Provided information
Begin

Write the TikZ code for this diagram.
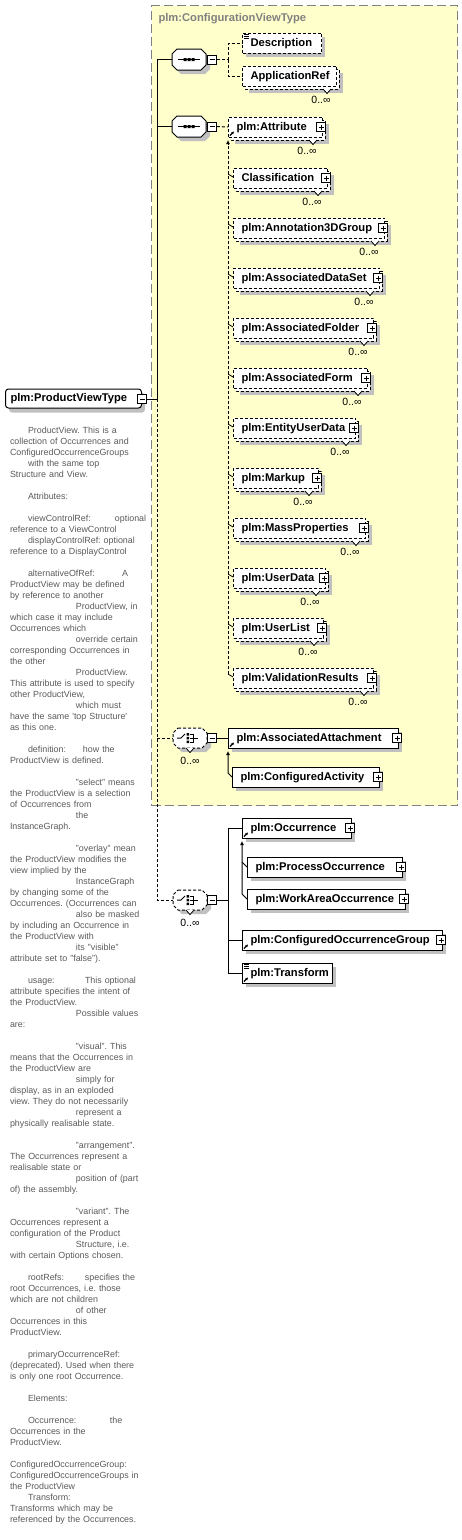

End
Begin

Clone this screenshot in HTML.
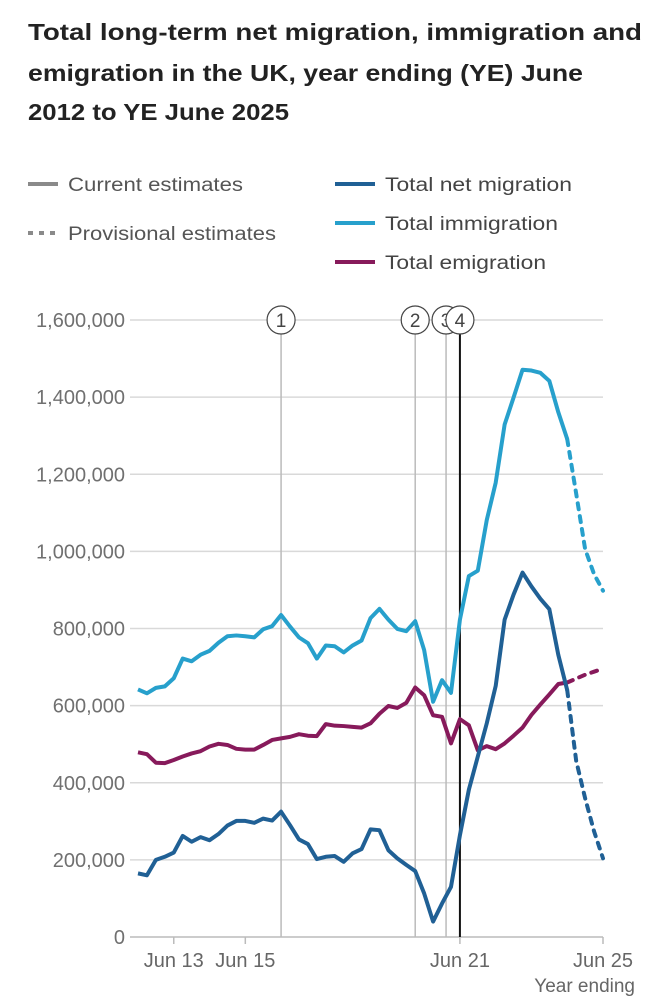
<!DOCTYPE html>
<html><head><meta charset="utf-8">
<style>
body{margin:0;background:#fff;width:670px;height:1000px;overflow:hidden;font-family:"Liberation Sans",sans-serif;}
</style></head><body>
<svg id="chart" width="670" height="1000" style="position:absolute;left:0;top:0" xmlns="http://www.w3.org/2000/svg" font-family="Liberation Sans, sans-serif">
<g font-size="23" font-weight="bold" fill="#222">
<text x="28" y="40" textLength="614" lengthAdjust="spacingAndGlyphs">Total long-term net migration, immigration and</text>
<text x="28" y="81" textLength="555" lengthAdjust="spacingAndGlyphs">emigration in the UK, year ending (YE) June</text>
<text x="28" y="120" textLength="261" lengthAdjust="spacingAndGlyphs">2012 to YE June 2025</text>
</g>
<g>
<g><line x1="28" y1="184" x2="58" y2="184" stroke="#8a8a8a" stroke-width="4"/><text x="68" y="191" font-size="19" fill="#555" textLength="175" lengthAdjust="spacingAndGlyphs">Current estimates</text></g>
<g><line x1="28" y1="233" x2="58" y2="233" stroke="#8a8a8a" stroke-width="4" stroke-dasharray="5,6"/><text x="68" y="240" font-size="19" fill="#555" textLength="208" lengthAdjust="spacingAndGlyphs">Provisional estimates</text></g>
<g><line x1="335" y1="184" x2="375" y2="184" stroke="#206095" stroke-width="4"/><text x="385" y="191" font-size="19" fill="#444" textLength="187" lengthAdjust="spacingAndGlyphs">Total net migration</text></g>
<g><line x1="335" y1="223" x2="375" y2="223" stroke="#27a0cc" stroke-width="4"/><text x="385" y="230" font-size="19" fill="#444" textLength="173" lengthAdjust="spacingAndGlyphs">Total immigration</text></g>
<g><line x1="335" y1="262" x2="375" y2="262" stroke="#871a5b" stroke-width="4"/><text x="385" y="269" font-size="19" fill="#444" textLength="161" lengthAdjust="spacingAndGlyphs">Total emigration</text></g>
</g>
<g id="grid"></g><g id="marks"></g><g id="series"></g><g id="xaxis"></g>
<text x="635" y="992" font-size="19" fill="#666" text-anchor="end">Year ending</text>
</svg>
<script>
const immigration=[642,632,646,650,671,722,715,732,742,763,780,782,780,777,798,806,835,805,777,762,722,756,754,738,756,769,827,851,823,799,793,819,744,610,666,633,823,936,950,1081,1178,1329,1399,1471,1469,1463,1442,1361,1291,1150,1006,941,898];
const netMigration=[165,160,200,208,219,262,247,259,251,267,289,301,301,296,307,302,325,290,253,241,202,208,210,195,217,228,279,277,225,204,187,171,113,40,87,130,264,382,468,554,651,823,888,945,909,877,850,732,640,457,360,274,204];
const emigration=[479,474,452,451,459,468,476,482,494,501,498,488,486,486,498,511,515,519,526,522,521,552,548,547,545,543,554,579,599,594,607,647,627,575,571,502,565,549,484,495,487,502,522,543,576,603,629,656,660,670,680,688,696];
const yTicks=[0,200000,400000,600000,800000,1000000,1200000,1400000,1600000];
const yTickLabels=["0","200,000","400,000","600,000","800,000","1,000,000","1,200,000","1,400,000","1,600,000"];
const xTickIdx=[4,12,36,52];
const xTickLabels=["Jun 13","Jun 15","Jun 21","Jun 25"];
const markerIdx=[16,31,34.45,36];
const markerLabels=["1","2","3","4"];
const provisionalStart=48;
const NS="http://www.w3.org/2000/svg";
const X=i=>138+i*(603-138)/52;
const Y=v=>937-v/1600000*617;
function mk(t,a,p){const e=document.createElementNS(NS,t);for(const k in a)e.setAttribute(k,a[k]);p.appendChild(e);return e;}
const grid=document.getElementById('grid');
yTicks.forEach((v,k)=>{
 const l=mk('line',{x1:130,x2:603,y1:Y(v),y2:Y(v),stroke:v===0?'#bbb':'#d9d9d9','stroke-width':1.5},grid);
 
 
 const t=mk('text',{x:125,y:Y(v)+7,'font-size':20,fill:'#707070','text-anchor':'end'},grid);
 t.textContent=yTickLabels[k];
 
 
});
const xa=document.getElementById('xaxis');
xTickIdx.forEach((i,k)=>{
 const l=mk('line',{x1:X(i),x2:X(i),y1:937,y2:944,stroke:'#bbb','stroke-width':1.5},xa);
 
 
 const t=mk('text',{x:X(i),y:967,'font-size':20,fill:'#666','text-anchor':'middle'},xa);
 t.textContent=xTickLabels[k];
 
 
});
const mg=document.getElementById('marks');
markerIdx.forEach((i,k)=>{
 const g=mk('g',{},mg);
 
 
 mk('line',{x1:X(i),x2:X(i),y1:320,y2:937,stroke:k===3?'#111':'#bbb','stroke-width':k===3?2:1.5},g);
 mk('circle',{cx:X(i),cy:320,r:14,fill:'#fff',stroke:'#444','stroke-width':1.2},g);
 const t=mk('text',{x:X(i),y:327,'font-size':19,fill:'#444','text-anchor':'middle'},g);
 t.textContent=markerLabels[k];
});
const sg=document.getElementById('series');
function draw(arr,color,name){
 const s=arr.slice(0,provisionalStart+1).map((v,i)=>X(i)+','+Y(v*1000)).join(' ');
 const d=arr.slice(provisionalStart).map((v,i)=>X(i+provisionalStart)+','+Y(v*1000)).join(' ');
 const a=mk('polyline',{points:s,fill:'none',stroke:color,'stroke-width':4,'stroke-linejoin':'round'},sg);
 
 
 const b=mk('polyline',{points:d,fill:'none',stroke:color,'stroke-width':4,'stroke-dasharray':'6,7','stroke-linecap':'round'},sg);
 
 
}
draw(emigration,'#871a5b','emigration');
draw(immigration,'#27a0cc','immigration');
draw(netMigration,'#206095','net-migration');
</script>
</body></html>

End
Begin

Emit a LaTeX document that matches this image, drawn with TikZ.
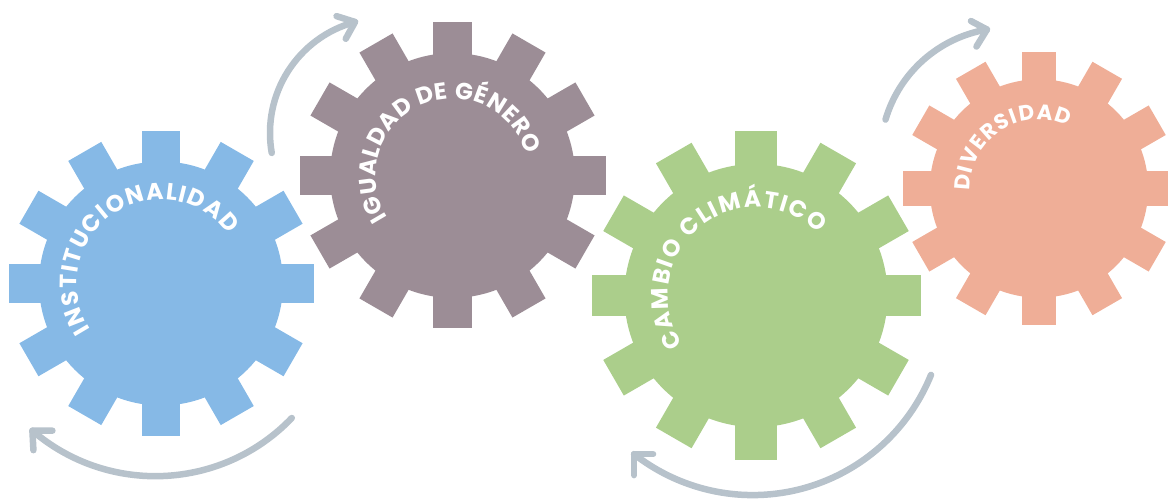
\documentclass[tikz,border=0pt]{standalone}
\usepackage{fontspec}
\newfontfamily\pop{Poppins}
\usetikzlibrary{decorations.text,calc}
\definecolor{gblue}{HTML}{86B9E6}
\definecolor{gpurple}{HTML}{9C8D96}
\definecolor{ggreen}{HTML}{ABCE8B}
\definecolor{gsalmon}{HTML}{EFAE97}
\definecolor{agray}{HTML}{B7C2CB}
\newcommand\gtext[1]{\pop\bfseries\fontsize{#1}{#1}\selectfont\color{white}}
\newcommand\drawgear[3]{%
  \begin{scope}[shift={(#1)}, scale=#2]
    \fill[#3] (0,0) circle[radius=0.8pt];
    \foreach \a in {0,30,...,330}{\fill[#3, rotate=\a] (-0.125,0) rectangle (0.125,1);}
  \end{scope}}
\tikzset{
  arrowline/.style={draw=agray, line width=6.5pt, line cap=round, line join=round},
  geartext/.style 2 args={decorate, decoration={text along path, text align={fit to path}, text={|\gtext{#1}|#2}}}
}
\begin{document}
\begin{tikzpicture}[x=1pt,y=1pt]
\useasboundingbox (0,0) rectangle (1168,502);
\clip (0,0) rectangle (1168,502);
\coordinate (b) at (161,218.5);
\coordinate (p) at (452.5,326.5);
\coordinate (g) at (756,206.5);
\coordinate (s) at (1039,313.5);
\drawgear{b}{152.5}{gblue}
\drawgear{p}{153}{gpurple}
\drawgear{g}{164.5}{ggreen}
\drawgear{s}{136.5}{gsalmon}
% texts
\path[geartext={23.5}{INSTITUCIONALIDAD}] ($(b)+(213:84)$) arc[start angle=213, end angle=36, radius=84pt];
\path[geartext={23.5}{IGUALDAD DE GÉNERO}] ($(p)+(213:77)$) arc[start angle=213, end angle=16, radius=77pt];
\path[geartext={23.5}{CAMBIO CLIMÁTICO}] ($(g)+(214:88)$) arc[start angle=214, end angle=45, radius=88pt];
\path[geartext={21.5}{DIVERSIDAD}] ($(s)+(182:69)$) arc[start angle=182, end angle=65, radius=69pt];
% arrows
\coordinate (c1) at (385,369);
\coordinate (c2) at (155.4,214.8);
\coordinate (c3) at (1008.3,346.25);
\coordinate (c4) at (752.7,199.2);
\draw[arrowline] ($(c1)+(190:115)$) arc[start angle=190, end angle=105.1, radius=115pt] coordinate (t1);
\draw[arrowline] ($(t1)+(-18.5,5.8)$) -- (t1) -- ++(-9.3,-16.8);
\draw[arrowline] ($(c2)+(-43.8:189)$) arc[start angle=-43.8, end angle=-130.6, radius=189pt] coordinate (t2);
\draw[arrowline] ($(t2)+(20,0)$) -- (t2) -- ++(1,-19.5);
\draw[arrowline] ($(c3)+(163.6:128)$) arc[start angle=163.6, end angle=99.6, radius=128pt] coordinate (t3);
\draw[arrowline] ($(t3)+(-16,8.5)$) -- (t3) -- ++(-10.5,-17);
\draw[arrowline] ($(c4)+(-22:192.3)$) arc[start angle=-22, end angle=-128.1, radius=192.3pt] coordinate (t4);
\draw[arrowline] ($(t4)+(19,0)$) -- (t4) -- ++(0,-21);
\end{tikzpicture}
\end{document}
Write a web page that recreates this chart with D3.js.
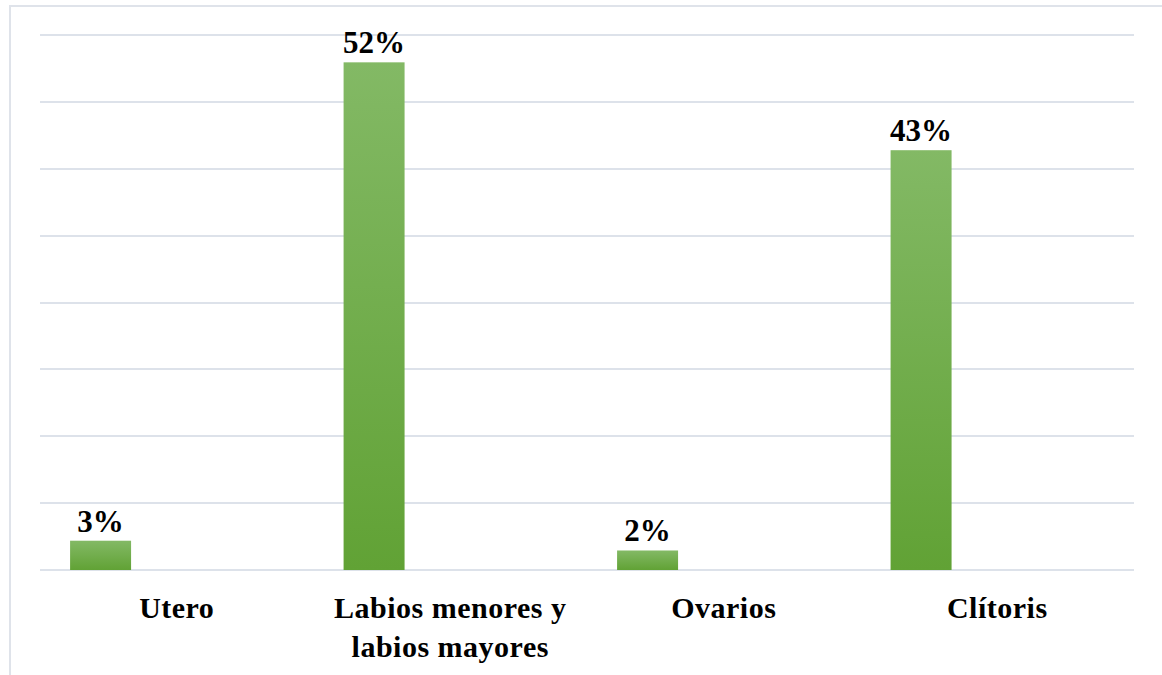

End

Find the lines above that include the string "chart" and copy them.

<svg id="chart" width="670" height="1000" style="position:absolute;left:0;top:0" xmlns="http://www.w3.org/2000/svg" font-family="Liberation Sans, sans-serif">
Write a web page that recreates this chart with D3.js.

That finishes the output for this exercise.